Within two quarters, the firm reduces invoice delays, improves forecast accuracy, shortens escalation time for at-risk projects, and gains a more credible view of account profitability. The value does not come from prettier dashboards. It comes from reducing the time between operational change and management response.
Executive recommendations for ERP reporting transformation in professional services
Executives should treat ERP reporting transformation as an operating model initiative, not a reporting workstream. Start by identifying the decisions that are currently delayed in service delivery: staffing changes, project interventions, billing approvals, margin corrections, and portfolio escalations. Then design reporting around those decisions, the workflows they trigger, and the governance required to sustain them.
Prioritize a small number of enterprise-critical metrics with clear definitions before expanding dashboard breadth. Align project, finance, and resource data models so the organization can trust the same operational truth. Use cloud ERP capabilities to improve interoperability and role-based visibility. Apply AI where it reduces analysis latency or exception detection effort, but keep accountability with business owners.
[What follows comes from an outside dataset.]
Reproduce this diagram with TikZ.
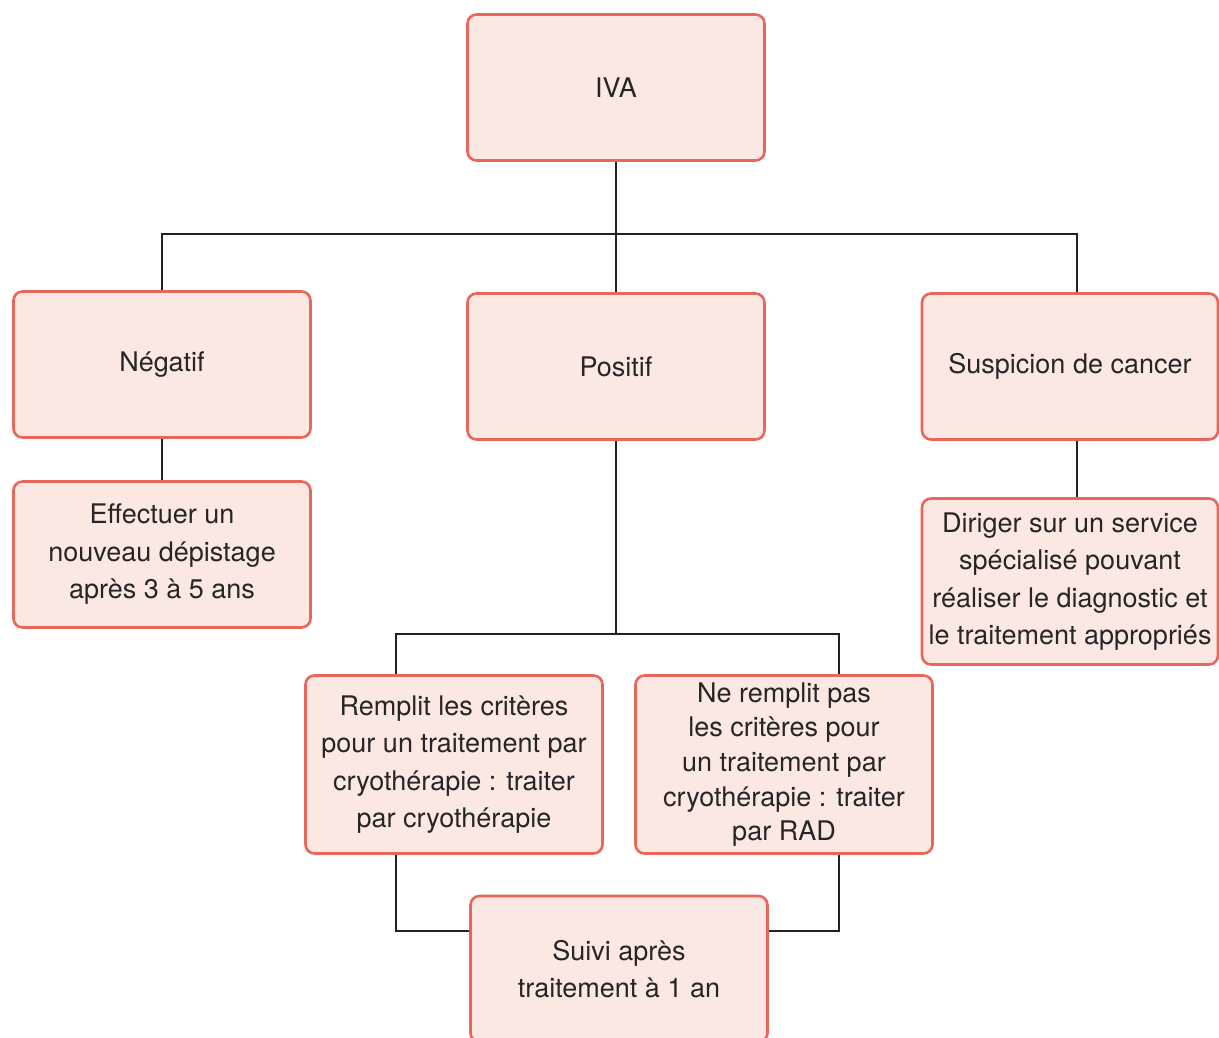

Most importantly, measure success by decision speed, intervention quality, billing cycle improvement, and margin protection rather than report production volume.
For professional services firms facing growth, margin pressure, and delivery complexity, ERP reporting is no longer a passive analytics function. It is a core component of enterprise operational intelligence. When designed correctly, it reduces delayed decision-making, strengthens governance, improves service delivery resilience, and gives leadership a scalable platform for connected operations.